Race counting and the Irish census

The Irish census of population is upon us again, asking us to divulge information about home ownership,  room numbers, employment, transport to work,  age, birth place, gender, children,  and so on.

But what are census statistics about? According to the French theorist Michel Foucault, the collection and analysis of statistics, also known as ‘science of state’ and ‘political arithmetics’, reflect a growing governmental interest in the population, its health and illness, life and death, poverty and wealth. Statistics grant state knowledge about the population, and far from enabling the state to improve its services, statistical knowledge allows the state to differentiate between various population types – men and women, young and old, healthy and ill, rich and poor, native and immigrant, settled and Traveller, and thus exercise greater control depending on which type of population you belong to.

Perhaps the most contentious census questions is the ‘ethnic question’, the impetus for which came from Traveller organisations hopeful that enumerating Travellers and locating them in different regions would improve their access to accommodation, health, education and other services. However, in asking us to identify our ‘ethnic or cultural background’, the so-called ‘ethnic question’ is actually a race question.

In asking us to say whether we are ‘white Irish’, ‘white Traveller’, or of ‘any other white background’; ‘black or black Irish African’ or of ‘any other black background’; Asian or Asian Irish Chinese’, or of ‘any other Asian background’, or ‘other, including mixed background’ (where we are requested to write a specific description) – the census is not asking about ethnicity or culture but about race, and I defy anyone to tell me what knowing if you are ‘white’, ‘black’, ‘Asian’, ‘mixed’ or ‘other’ can contribute to providing state services.

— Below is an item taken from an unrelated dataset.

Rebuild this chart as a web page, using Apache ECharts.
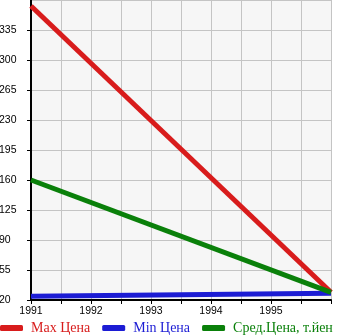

Indeed, the 2011 ‘ethnic question’ results make little or no sense. Just a sixth of the total 4.6 million population – 766,770 – answered it.  As expected, the majority said they  were ‘white’, yet surprisingly, only 233,403 said they were ‘white Irish’ while as many as 380,251 said they were of ‘any other white background’ and just 2,835 said they were ‘white Travellers’ – even though the 2011 census returned Travellers as numbering 29,573, just 0.6% of the total population. Apart from what this tells us about Travellers’ reluctance to list themselves as ‘white’, I wonder if it also tells us that white supremacy prevents ‘white Irish’ people from listing themselves as such. After all, privilege is often race-blind.

The other racial categories denote similar paradoxes. Of nearly 42,000 people describing themselves as ‘black’ or ‘black Irish’ only a small minority said they were ‘black other’ rather than ‘African’, and one wonders whether the category ‘black’ includes people from the Indian subcontinent – after all race, as the late Stuart Hall argues, is a ‘floating signifier’ and given to different self and other ascription. A similar contradiction is the number of ‘Asians’ – while the HSE estimates the number of Chinese people in Ireland at 60,000, census 2011 returned merely 15,000 describing themselves as ‘Asian Chinese’ with some 55,000 describing themselves as ‘Asian other’. Lastly, some 30,000 described themselves as ‘other’ or ‘mixed’.

In all, the ‘ethnic question’ is both pointless and offensive, as, unlike the religion question (also useless in listing just a handful of religions, leaving much space for people to describe themselves as ‘other’ or of ‘no religion’), it gives no information about people’s cultures or customs but rather categorises them in racial terms. I, for one, refuse to be race counted, and will not fill in either of these two useless and offensive census questions.